Le compositeur de Steven Spielberg est l’objet d’un concert-événement le 12 octobre à Gand. En prélude, il a répondu aux questions de Focus.

Compositeur attitré de Steven Spielberg depuis The Sugarland Express en 1974, non sans avoir collaboré avec des personnalités comme Brian De Palma, Robert Altman, Arthur Penn ou Alfred Hitchcock, John Williams est assurément une pointure dans l’univers de la musique de film. Un auteur consacré par 45 nominations aux Oscars, avec 5 statuettes à la clé.

Qu’il s’invite à Gand – par partitions interposées – constitue donc un véritable événement. L’occasion aussi d’entendre, interprétées par le Brussels Philharmonic, quelques-unes de ses compositions les plus fameuses, d’ E.T. à Indiana Jones, de Close Encounters of the Third Kind à Harry Potter & the Prisoner of Azkaban.

Focus: le festival se focalise sur l’important effet que la musique produit sur un film. N’est-ce pas malgré tout une forme d’art encore toujours sous-estimée?

John Williams: par le passé, les compositeurs de musique de film étaient parfois considérés comme des artisans travaillant sur commande pour Hollywood. Ou pire encore: comme des musiciens classiques ratés. Quand j’étais encore étudiant, aucune université américaine ne proposait de cours de technique du cinéma.
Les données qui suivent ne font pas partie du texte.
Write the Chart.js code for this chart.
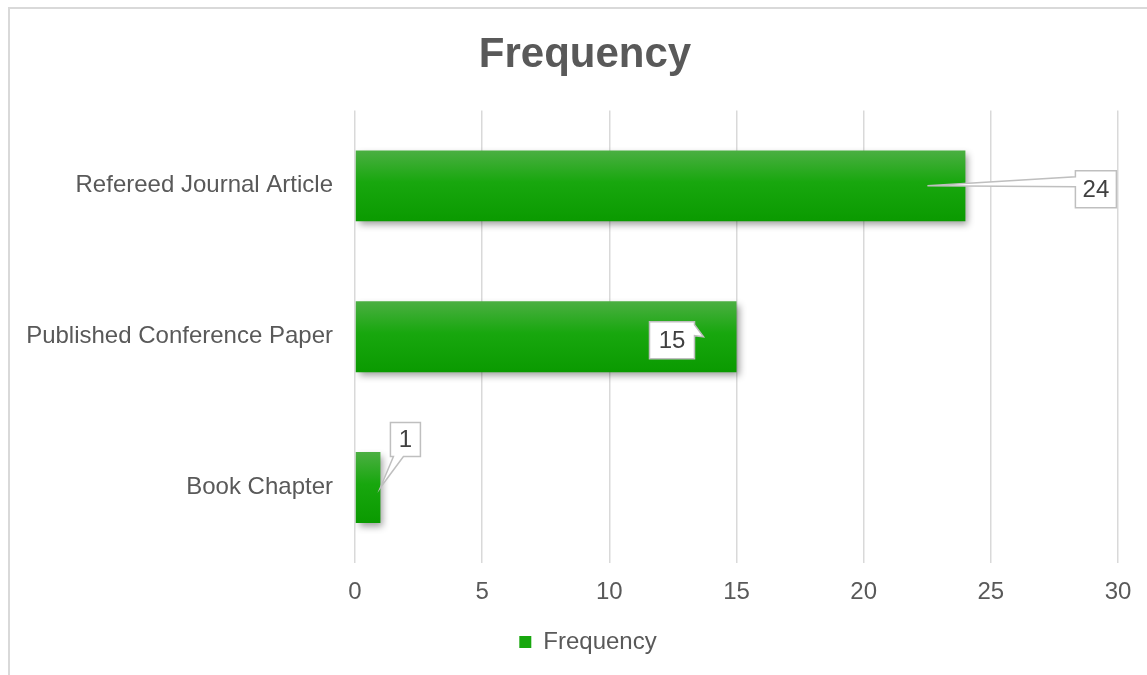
<!DOCTYPE html>
<html>
<head>
<meta charset="utf-8">
<title>Frequency</title>
<script src="https://cdn.jsdelivr.net/npm/chart.js@4"></script>
<style>
  html, body { margin: 0; padding: 0; background: #fff; }
  #wrap { width: 1147px; height: 675px; position: relative; }
</style>
</head>
<body>
<div id="wrap"><canvas id="myChart" width="1147" height="675"></canvas></div>
<script>
// =======================
// DATA
// =======================
const categories = ["Refereed Journal Article", "Published Conference Paper", "Book Chapter"];
const frequency = [24, 15, 1];
const xTicks = [0, 5, 10, 15, 20, 25, 30];

const GREY_TEXT = "#595959";
const GRID = "#d9d9d9";
const FONT = "'Liberation Sans', Arial, sans-serif";

// green bar fill, light on top, dark at the bottom
function barGradient(ctx, top, bottom) {
  const g = ctx.createLinearGradient(0, top, 0, bottom);
  g.addColorStop(0, "#4caf43");
  g.addColorStop(0.45, "#18a70e");
  g.addColorStop(1, "#0a9a00");
  return g;
}

// outer frame of the chart
const framePlugin = {
  id: "frame",
  beforeDraw(chart) {
    const ctx = chart.ctx;
    ctx.save();
    ctx.fillStyle = "#fff";
    ctx.fillRect(0, 0, chart.width, chart.height);
    ctx.strokeStyle = GRID;
    ctx.lineWidth = 2;
    ctx.strokeRect(9, 8, chart.width + 20, chart.height + 20);
    ctx.restore();
  }
};

// title and legend are centred on the whole frame, not the full canvas
const centerPlugin = {
  id: "centerBlocks",
  afterLayout(chart) {
    if (chart.titleBlock) chart.titleBlock.left = 52;
    if (chart.legend) chart.legend.left = 58;
  }
};

// soft drop shadow under the bars
const shadowPlugin = {
  id: "barShadow",
  beforeDatasetsDraw(chart) {
    const ctx = chart.ctx;
    ctx.save();
    ctx.shadowColor = "rgba(0,0,0,0.38)";
    ctx.shadowBlur = 7;
    ctx.shadowOffsetX = 3;
    ctx.shadowOffsetY = 4;
  },
  afterDatasetsDraw(chart) {
    chart.ctx.restore();
  }
};

// callout boxes with a pointer tail
// anchor: offset from bar end; box: left/top offset from bar end, w/h
// tail: side of the box, base positions along it
const calloutPlugin = {
  id: "callouts",
  afterDatasetsDraw(chart, args, opts) {
    const ctx = chart.ctx;
    const meta = chart.getDatasetMeta(0);
    const values = chart.data.datasets[0].data;

    meta.data.forEach((bar, i) => {
      const c = opts.items[i];
      const ax = bar.x + c.anchorDx;
      const ay = bar.y;
      const l = bar.x + c.dx, t = bar.y + c.dy;
      const r = l + c.w, b = t + c.h;

      ctx.save();
      ctx.beginPath();
      ctx.moveTo(l, t);
      if (c.side === "right") {
        ctx.lineTo(r, t);
        ctx.lineTo(r, t + c.b1);
        ctx.lineTo(ax, ay);
        ctx.lineTo(r, t + c.b2);
        ctx.lineTo(r, b);
        ctx.lineTo(l, b);
      } else if (c.side === "bottom") {
        ctx.lineTo(r, t);
        ctx.lineTo(r, b);
        ctx.lineTo(l + c.b2, b);
        ctx.lineTo(ax, ay);
        ctx.lineTo(l + c.b1, b);
        ctx.lineTo(l, b);
      } else {
        ctx.lineTo(r, t);
        ctx.lineTo(r, b);
        ctx.lineTo(l, b);
        ctx.lineTo(l, t + c.b2);
        ctx.lineTo(ax, ay);
        ctx.lineTo(l, t + c.b1);
      }
      ctx.closePath();
      ctx.fillStyle = "#fff";
      ctx.fill();
      ctx.strokeStyle = "#bfbfbf";
      ctx.lineWidth = 1.5;
      ctx.stroke();

      ctx.fillStyle = "#404040";
      ctx.font = "24px " + FONT;
      ctx.textAlign = "center";
      ctx.textBaseline = "middle";
      ctx.fillText(String(values[i]), (l + r) / 2, (t + b) / 2 + 1);
      ctx.restore();
    });
  }
};

const ctx = document.getElementById("myChart");

new Chart(ctx, {
  type: "bar",
  data: {
    labels: categories,
    datasets: [
      {
        label: "Frequency",
        data: frequency,
        backgroundColor: (c) => {
          const chart = c.chart;
          if (!chart.chartArea || c.dataIndex === undefined) return "#18a70e";
          const y = chart.scales.y.getPixelForValue(c.dataIndex);
          return barGradient(chart.ctx, y - 36, y + 36);
        },
        borderWidth: 0,
        barPercentage: 0.47,
        categoryPercentage: 1
      }
    ]
  },
  options: {
    indexAxis: "y",
    responsive: false,
    animation: false,
    layout: {
      padding: { top: 0, right: 29, bottom: 11, left: 0 }
    },
    plugins: {
      title: {
        display: true,
        text: "Frequency",
        color: GREY_TEXT,
        font: { family: FONT, size: 42, weight: "bold" },
        padding: { top: 30, bottom: 30 }
      },
      legend: {
        position: "bottom",
        labels: {
          color: GREY_TEXT,
          font: { family: FONT, size: 24 },
          boxWidth: 12,
          boxHeight: 12,
          padding: 10,
          generateLabels: (chart) => [{
            text: "Frequency",
            fillStyle: "#18a70e",
            strokeStyle: "#18a70e",
            lineWidth: 0,
            fontColor: GREY_TEXT,
            datasetIndex: 0
          }]
        }
      },
      tooltip: { enabled: false },
      callouts: {
        items: [
          { anchorDx: -38, dx: 110, dy: -15, w: 41, h: 37, side: "left", b1: 6, b2: 16 },
          { anchorDx: -33, dx: -87, dy: -15, w: 45, h: 37, side: "right", b1: 3, b2: 14 },
          { anchorDx: 0, dx: 10, dy: -65, w: 30, h: 34, side: "bottom", b1: 3, b2: 13 }
        ]
      }
    },
    scales: {
      x: {
        min: 0,
        max: 30,
        afterBuildTicks: (axis) => {
          axis.ticks = xTicks.map(v => ({ value: v }));
        },
        afterFit: (axis) => { axis.height = 57; },
        grid: { color: GRID, lineWidth: 1.5, drawTicks: false },
        border: { display: false },
        ticks: {
          color: GREY_TEXT,
          font: { family: FONT, size: 24 },
          padding: 15
        }
      },
      y: {
        afterFit: (axis) => { axis.width = 355; },
        grid: { display: false },
        border: { display: false },
        ticks: {
          color: GREY_TEXT,
          font: { family: FONT, size: 24 },
          padding: 14
        }
      }
    }
  },
  plugins: [framePlugin, centerPlugin, shadowPlugin, calloutPlugin]
});
</script>
</body>
</html>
Sans parler de l’enseignement de la musique de film dispensé par les académies. Heureusement, tout ça a changé. On considère enfin que nombre d’innovations technologiques et stylistiques sont précisément issues du cinéma.

Vous avez un jour dit que la musique de film était l’un des rares et authentiques arts typiquement américains.

Je voudrais nuancer. On a toujours composé de la très belle musique de film en Europe. Et aux débuts de Hollywood en tout cas, l’impact de compositeurs européens atypiques – comme Korngold ou Steiner – a été très important. Je veux dire que la musique de film a, au cours de cette dernière décennie, aussi influencé d’autres genres musicaux. Ce qu’il y a de typiquement américain là-dedans, c’est que Hollywood, qui est quand même la plus grosse industrie cinématographique du monde, a joué un rôle central dans ce processus de maturation. Ce qui était à l’origine considéré comme un produit culturel populaire est devenu, grâce à Hollywood, un medium artistique en tant que tel.

Pianiste de concert, et vous avez composé diverses £uvres classiques dans les genres les plus variés. Cela ne vous dérange pas d’être constamment associé à vos hits que sont vos travaux pour Star Wars et Indiana Jones, et parfois réduit à cette étiquette de maestro de la bande-son classique et héroïque?

Je ne peux pas me plaindre d’un manque de reconnaissance. Il est vrai que j’ai une préférence pour la musique symphonique, mais si vous écoutez attentivement, vous entendrez également des influences venues de l’avant-garde, du jazz, de la comédie musicale et du rock. Vous connaissez la bande originale que j’ai composée pour Memoirs of A Geisha? Je m’y suis même inspiré de la musique traditionnelle japonaise. Ce n’est donc pas comme si j’avais un jour eu l’impression d’être victime de mon succès, dans le sens où les gens attendraient sans cesse de moi du symphonique ou des thèmes populaires. J’ai toujours pu parcourir tout le spectre musical, dans et au dehors du monde du cinéma. Il reste que c’est mon travail symphonique qui marche le mieux auprès du grand public, mais ça ne me frustre certainement pas. Au contraire.

Quelle serait votre définition d’une bonne bande originale?

Elle doit être complémentaire et porteuse, mais pas envahissante ou chargée intellectuellement. Il faut trouver un équilibre entre une efficacité discrète et l’originalité artistique.

Vous avez composé la musique de pratiquement tous les films de Steven Spielberg. Vous avez su dès le départ qu’un lien particulier vous unissait?

Cela se développe de manière organique. Mais lorsque j’ai vu The Sugarland Express, j’ai tout de suite su qu’il allait devenir un grand monsieur. En ce qui concerne ma relation avec Steven, je suis juste un veinard. Quand il m’a sollicité pour la première fois, je n’étais pas encore très connu, mais il a trouvé mon travail pour The Reivers tellement bon qu’il a voulu que nous collaborions. Il m’apprécie encore toujours, musicalement, personnellement, et c’est réciproque.